Problem: Include in the output exactly the lines from the opening of the data through the line containing "d3.scaleLinear().domain([0, 12000]).range([M.bottom, M.top]);", and nothing more.

Dataset extract:
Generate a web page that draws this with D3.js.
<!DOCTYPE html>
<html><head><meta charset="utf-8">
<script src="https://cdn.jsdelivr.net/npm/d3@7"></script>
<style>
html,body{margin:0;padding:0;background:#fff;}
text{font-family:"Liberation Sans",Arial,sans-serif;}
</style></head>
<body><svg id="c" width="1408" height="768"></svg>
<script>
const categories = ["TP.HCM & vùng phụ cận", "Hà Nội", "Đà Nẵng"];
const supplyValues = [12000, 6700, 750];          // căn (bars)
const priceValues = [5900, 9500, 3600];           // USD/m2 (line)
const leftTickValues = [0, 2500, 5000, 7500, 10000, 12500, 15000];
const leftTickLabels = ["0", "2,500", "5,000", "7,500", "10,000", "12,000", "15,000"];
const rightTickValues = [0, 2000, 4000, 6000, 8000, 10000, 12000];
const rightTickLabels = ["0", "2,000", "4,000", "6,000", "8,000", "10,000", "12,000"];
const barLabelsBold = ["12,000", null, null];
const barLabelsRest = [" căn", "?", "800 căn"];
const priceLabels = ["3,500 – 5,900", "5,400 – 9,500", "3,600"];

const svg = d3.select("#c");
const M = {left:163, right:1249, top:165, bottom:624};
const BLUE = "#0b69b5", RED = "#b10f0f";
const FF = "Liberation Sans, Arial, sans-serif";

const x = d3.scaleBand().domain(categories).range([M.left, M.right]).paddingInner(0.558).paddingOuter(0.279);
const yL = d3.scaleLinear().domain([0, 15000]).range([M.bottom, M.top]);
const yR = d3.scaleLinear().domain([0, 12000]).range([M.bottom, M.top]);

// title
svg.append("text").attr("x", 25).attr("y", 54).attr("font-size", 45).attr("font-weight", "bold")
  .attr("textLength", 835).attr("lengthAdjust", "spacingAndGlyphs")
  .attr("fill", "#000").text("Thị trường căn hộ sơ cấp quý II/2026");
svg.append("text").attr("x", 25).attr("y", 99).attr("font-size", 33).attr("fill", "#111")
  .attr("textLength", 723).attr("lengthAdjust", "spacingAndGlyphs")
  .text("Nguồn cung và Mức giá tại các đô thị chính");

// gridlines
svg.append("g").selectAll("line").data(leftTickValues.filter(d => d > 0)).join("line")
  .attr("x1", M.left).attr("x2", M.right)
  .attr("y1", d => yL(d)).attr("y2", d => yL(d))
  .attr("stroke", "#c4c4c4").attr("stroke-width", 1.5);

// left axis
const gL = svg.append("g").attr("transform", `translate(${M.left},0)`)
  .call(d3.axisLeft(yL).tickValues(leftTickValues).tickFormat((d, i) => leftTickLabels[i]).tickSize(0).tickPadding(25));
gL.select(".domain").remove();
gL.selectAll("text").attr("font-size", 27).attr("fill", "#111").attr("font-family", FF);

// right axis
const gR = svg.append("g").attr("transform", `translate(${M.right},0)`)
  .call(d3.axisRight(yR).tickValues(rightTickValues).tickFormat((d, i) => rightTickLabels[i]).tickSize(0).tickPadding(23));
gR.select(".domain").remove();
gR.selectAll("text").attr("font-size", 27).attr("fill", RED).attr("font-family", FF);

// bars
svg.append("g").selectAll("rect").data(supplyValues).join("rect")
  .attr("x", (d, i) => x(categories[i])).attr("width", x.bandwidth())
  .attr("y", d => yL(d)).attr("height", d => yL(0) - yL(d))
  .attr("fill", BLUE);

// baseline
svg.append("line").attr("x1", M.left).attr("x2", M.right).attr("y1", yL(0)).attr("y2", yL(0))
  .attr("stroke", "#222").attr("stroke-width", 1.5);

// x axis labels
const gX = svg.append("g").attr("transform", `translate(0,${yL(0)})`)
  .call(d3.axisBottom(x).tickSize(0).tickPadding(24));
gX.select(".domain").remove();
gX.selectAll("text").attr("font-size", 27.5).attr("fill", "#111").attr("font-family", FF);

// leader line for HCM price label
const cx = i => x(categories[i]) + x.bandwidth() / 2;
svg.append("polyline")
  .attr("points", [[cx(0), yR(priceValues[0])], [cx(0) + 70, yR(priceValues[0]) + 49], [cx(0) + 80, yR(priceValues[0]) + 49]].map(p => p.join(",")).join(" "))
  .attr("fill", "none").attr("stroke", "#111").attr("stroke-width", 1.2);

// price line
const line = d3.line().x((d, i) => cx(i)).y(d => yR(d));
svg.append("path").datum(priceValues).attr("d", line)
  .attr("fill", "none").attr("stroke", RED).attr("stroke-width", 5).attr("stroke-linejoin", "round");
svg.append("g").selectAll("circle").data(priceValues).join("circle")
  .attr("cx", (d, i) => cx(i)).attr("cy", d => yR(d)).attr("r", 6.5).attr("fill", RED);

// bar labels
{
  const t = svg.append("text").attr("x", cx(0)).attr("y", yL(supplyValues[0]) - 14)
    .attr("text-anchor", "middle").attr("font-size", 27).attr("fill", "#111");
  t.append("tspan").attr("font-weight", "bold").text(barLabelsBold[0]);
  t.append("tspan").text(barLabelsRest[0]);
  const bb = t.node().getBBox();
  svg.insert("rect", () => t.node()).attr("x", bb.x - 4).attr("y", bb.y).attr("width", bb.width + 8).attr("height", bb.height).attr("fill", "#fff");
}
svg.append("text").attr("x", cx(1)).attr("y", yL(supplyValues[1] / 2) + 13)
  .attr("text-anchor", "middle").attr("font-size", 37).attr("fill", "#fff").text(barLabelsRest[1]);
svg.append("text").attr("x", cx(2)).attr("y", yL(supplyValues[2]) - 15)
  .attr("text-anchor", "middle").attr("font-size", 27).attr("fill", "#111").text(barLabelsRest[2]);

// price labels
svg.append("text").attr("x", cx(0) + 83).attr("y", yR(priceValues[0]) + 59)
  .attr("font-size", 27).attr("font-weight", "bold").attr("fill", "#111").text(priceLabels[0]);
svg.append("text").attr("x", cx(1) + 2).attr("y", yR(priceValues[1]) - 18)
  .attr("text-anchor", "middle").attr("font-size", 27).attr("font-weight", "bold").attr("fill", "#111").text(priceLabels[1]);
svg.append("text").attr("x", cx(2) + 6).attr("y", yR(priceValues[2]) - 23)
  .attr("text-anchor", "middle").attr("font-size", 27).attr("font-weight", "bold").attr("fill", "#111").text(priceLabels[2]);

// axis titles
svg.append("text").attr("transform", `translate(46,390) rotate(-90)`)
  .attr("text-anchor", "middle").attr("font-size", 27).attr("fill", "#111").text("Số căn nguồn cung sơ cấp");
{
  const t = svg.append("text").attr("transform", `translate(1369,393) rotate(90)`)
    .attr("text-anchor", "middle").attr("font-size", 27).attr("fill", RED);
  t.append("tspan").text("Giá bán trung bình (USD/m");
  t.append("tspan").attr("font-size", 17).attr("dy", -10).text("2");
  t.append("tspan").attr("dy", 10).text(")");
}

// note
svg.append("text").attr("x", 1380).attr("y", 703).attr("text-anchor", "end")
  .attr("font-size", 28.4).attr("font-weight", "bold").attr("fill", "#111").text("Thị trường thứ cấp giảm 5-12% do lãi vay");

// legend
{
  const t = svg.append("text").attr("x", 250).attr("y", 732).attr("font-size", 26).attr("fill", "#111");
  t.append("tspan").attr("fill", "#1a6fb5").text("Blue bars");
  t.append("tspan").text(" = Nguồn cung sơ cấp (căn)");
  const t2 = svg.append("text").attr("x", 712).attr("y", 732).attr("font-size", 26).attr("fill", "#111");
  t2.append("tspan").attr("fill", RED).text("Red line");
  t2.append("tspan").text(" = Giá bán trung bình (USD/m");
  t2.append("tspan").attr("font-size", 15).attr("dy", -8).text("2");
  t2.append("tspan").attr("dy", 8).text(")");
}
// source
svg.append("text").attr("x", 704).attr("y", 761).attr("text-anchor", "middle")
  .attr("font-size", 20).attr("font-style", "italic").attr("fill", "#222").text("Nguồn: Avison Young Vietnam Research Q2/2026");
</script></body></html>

Exercise result:
Generate a web page that draws this with D3.js.
<!DOCTYPE html>
<html><head><meta charset="utf-8">
<script src="https://cdn.jsdelivr.net/npm/d3@7"></script>
<style>
html,body{margin:0;padding:0;background:#fff;}
text{font-family:"Liberation Sans",Arial,sans-serif;}
</style></head>
<body><svg id="c" width="1408" height="768"></svg>
<script>
const categories = ["TP.HCM & vùng phụ cận", "Hà Nội", "Đà Nẵng"];
const supplyValues = [12000, 6700, 750];          // căn (bars)
const priceValues = [5900, 9500, 3600];           // USD/m2 (line)
const leftTickValues = [0, 2500, 5000, 7500, 10000, 12500, 15000];
const leftTickLabels = ["0", "2,500", "5,000", "7,500", "10,000", "12,000", "15,000"];
const rightTickValues = [0, 2000, 4000, 6000, 8000, 10000, 12000];
const rightTickLabels = ["0", "2,000", "4,000", "6,000", "8,000", "10,000", "12,000"];
const barLabelsBold = ["12,000", null, null];
const barLabelsRest = [" căn", "?", "800 căn"];
const priceLabels = ["3,500 – 5,900", "5,400 – 9,500", "3,600"];

const svg = d3.select("#c");
const M = {left:163, right:1249, top:165, bottom:624};
const BLUE = "#0b69b5", RED = "#b10f0f";
const FF = "Liberation Sans, Arial, sans-serif";

const x = d3.scaleBand().domain(categories).range([M.left, M.right]).paddingInner(0.558).paddingOuter(0.279);
const yL = d3.scaleLinear().domain([0, 15000]).range([M.bottom, M.top]);
const yR = d3.scaleLinear().domain([0, 12000]).range([M.bottom, M.top]);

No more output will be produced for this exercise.